For Malaysian voters attempting to navigate increasingly complex political mathematics, Bersatu's warning underscores how state elections have become entangled with federal power dynamics. The PH-BN unity government, established in 2022 to stabilise the administration following political turbulence, remains contentious among opposition actors who continue to contest its legitimacy and governance. PN, which lost federal power in 2020 following the Sheraton Move collapse, has positioned itself as the authentic opposition, and any action that appears to strengthen its rival coalition becomes rhetorically dangerous.

The timing of Bersatu's message is strategically significant. By publicly cautioning PN supporters before voting occurs, Bersatu attempts to shape voter behaviour and maintain coalition discipline. However, such warnings risk backfiring if they appear overly prescriptive or if they remind voters of the internal fractures that plague Malaysia's political opposition. Voters in marginal seats, particularly those without strong partisan attachments, may resent being told how to vote or may question why they should support candidates who cannot win on their own merits in their respective constituencies.
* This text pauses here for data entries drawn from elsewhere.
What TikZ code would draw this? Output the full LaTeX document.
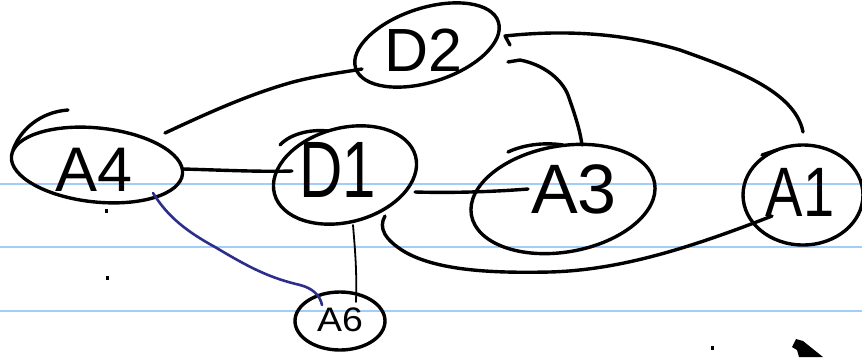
\documentclass[tikz,border=0pt]{standalone}
\usepackage{fontspec}
\setmainfont{Liberation Sans}
\usetikzlibrary{shapes.geometric,calc}
\definecolor{ruleblue}{RGB}{160,206,248}
\definecolor{penblue}{RGB}{45,46,140}
\begin{document}
\begin{tikzpicture}[x=1pt,y=-1pt,
  bubble/.style={ellipse, draw, line width=3.4pt, inner sep=0pt, outer sep=0pt},
  lbl/.style={inner sep=0pt, outer sep=0pt},
  ink/.style={line width=3.4pt, line cap=round, line join=round},
  thinink/.style={line width=1.8pt, line cap=round},
  blueink/.style={line width=2.6pt, line cap=round, line join=round, penblue},
  rule/.style={line width=2pt, ruleblue}]
\fill[white] (0,0) rectangle (862,357);
\useasboundingbox (0,0) rectangle (862,357);

% ruled paper
\foreach \yy in {184,247,311} \draw[rule] (0,\yy) -- (862,\yy);

% bubbles
\node[bubble, minimum width=150pt, minimum height=74pt, rotate=18] (d2) at (427,45) {};
\node[bubble, minimum width=172pt, minimum height=74pt, rotate=-6] (a4) at (97,165) {};
\node[bubble, minimum width=146pt, minimum height=94pt, rotate=15] (d1) at (345,175) {};
\node[bubble, minimum width=186pt, minimum height=106pt, rotate=10] (a3) at (563,199) {};
\node[bubble, minimum width=120pt, minimum height=100pt] (a1) at (803,195) {};
\node[bubble, minimum width=90pt, minimum height=58pt] (a6) at (340,321) {};

% labels
\node[lbl, font=\fontsize{61}{61}\selectfont] (ld2) at (423,50) {D2};
\node[lbl, font=\fontsize{63}{63}\selectfont] (la4) at (94,170) {A4};
\node[lbl, font=\fontsize{80}{80}\selectfont] (ld1) at (338,170) {\scalebox{0.75}[1]{D1}};
\node[lbl, font=\fontsize{70}{70}\selectfont] (la3) at (574,189) {A3};
\node[lbl, font=\fontsize{70}{70}\selectfont] (la1) at (800,192) {\scalebox{0.8}[1]{A1}};
\node[lbl, font=\fontsize{34}{34}\selectfont] (la6) at (340,320) {\scalebox{1.1}[1]{A6}};

% pen overlaps where the bubbles were started
\draw[ink] ($(a4)+(-29,-55)$) .. controls ($(a4)+(-57,-53)$) and ($(a4)+(-77,-35)$) .. ($(a4)+(-84,-15)$);
\draw[ink] ($(d1)+(-17,-44)$) .. controls ($(d1)+(-35,-46)$) and ($(d1)+(-55,-41)$) .. ($(d1)+(-65,-30)$);
\draw[ink] ($(a3)+(0,-54)$) .. controls ($(a3)+(-20,-57)$) and ($(a3)+(-40,-54)$) .. ($(a3)+(-55,-47)$);
\draw[ink] ($(a1)+(-41,-40)$) -- ($(a1)+(-26,-45)$);

% connectors
\draw[ink] ($(a4)+(68,-32)$) .. controls (210,112) and (250,94) .. (293,82)
  .. controls (320,75) and (345,72) .. ($(d2)+(-65,24)$);
\draw[ink] ($(a4)+(86,4)$) .. controls (220,170) and (260,172) .. ($(d1)+(-53,-4)$);
\draw[ink] ($(d1)+(70,17)$) .. controls (450,193) and (490,192) .. ($(a3)+(-35,-10)$);
\draw[ink] ($(d2)+(83,0)$) -- ($(d2)+(78,-9)$) .. controls (560,30) and (620,32) .. (680,50)
  .. controls (730,68) and (795,90) .. ($(a1)+(0,-63)$);
\draw[ink] ($(d2)+(81,17)$) -- ($(d2)+(93,15)$) .. controls (545,65) and (562,80) .. (568,95)
  .. controls (575,115) and (580,130) .. ($(a3)+(19,-54)$);
\draw[ink] ($(d1)+(40,41)$) .. controls (378,228) and (385,240) .. (405,252)
  .. controls (440,272) and (500,273) .. (550,272)
  .. controls (620,270) and (690,248) .. ($(a1)+(-31,21)$);
\draw[thinink] ($(d1)+(8,50)$) .. controls (355,250) and (357,270) .. ($(a6)+(16,-19)$);
\draw[blueink] ($(a4)+(56,28)$) .. controls (165,212) and (180,228) .. (215,247)
  .. controls (250,268) and (270,278) .. (300,285)
  .. controls (312,288) and (320,295) .. ($(a6)+(-18,-16)$);

% stray pen marks
\fill (105,209) rectangle (107.5,213);
\fill (106,276) rectangle (108.5,280);
\fill (711,346) rectangle (713.5,350);
\fill (792,347) -- (796,339) -- (803,341) -- (823,357) -- (799,357) -- (797,350) -- cycle;
\end{tikzpicture}
\end{document}
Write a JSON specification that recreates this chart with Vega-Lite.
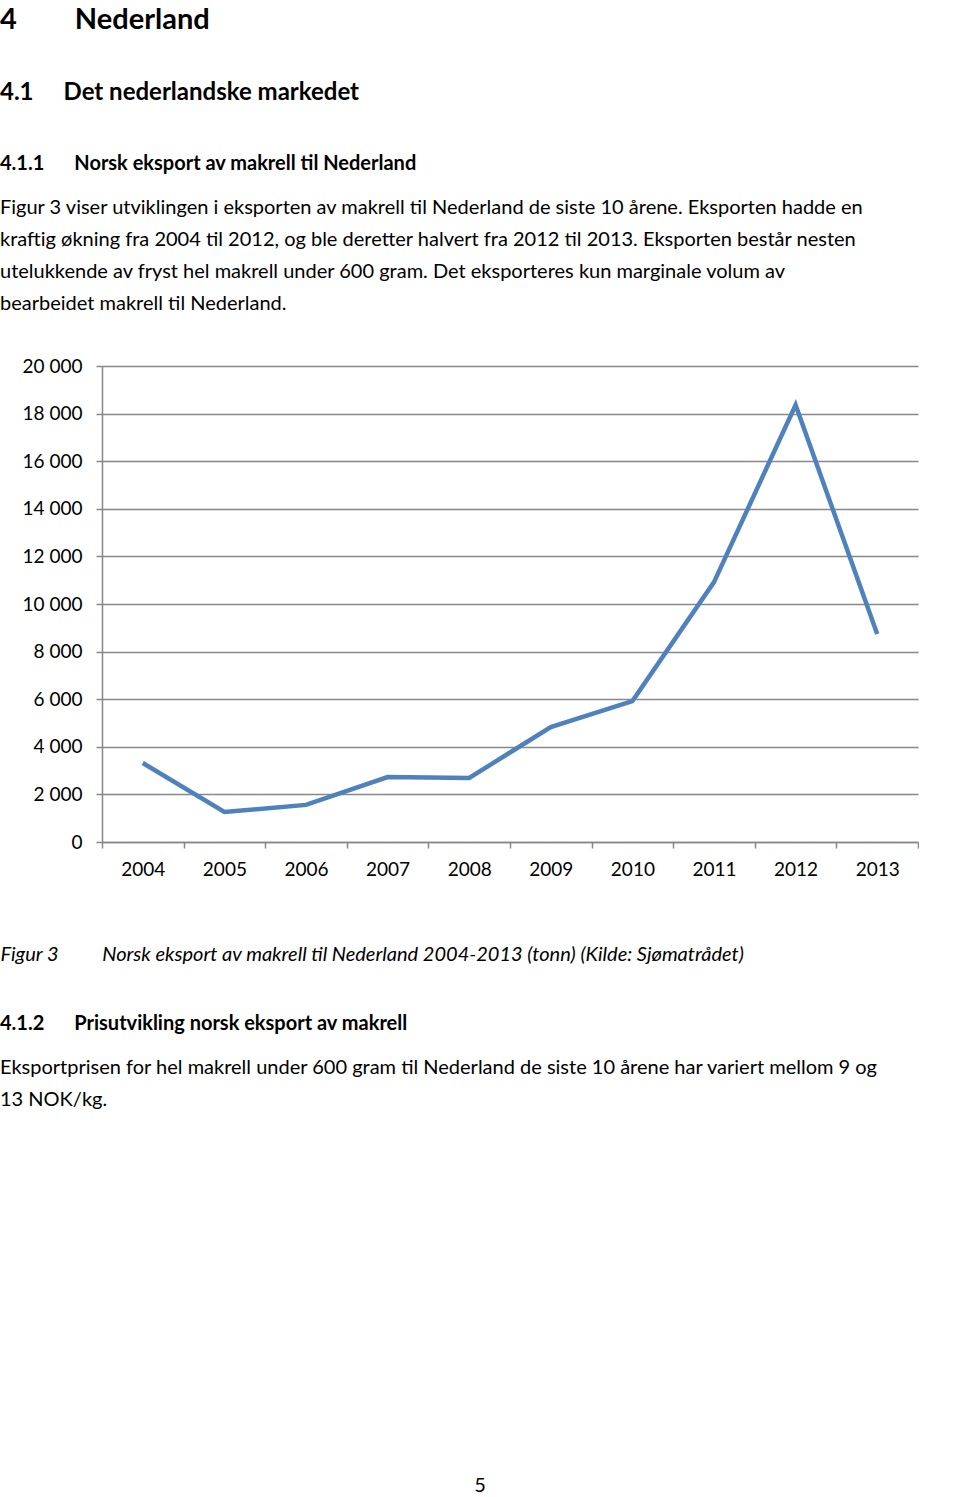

For BN, which has traditionally dominated Johor as a state fortress, Bersatu's intervention highlights a paradox. BN relies partly on absorbing votes from fragmented opposition bases, yet finds itself occasionally disadvantaged when opposition coalitions like PN maintain some internal coherence. The warning effectively acknowledges BN's continued electoral strength while simultaneously suggesting PN views BN victories in certain seats as strategically harmful. This dynamic reflects how Malaysian electoral politics now involves multiple overlapping contests: between coalitions, within coalitions, and increasingly within parties themselves.

The broader context involves Johor's pivotal role in Malaysian politics. As the largest state by economy and population, Johor elections carry disproportionate weight in national political calculations. A strong PN showing would vindicate its claim to be a viable alternative government, whilst BN dominance would reinforce its status as Malaysia's governing backbone. Bersatu's warning implicitly acknowledges that PN cannot realistically sweep the state, making seat optimisation through strategic voter communication essential to maximising its tally.

From a Southeast Asian perspective, Bersatu's approach reflects patterns seen across the region where opposition coalitions struggle to maintain unity while competing for electoral relevance. Thailand, Indonesia, and the Philippines have all witnessed similar tensions between alliance cohesion and individual party ambitions. In Malaysia's case, the fragmentation of opposition politics since 2020 has made such coordination increasingly difficult, as parties vie for positioning in an uncertain political landscape where federal and state power may realign unexpectedly.

The statement also raises questions about voter agency and the extent to which political elites attempt to engineer electoral outcomes through messaging. Johor voters, particularly those in PN-contested seats, may feel pressure to vote strategically rather than according to individual preferences. This dynamic can suppress turnout among those feeling coerced or confused by competing messages. Conversely, voters in BN-contested seats with no PN alternative face no such dilemma, potentially creating asymmetric political mobilisation across the state.

Looking ahead, Bersatu's warning will likely intensify intra-opposition debates about coalition strategy. If PN performs poorly in Johor, critics may blame poor strategy and lack of seat coverage. If it performs well, Bersatu may claim its messaging effectively consolidated opposition votes. Either way, the warning demonstrates how Malaysian electoral politics involves constant negotiation between formal alliances and informal understandings, with voters caught between competing appeals for loyalty and strategy.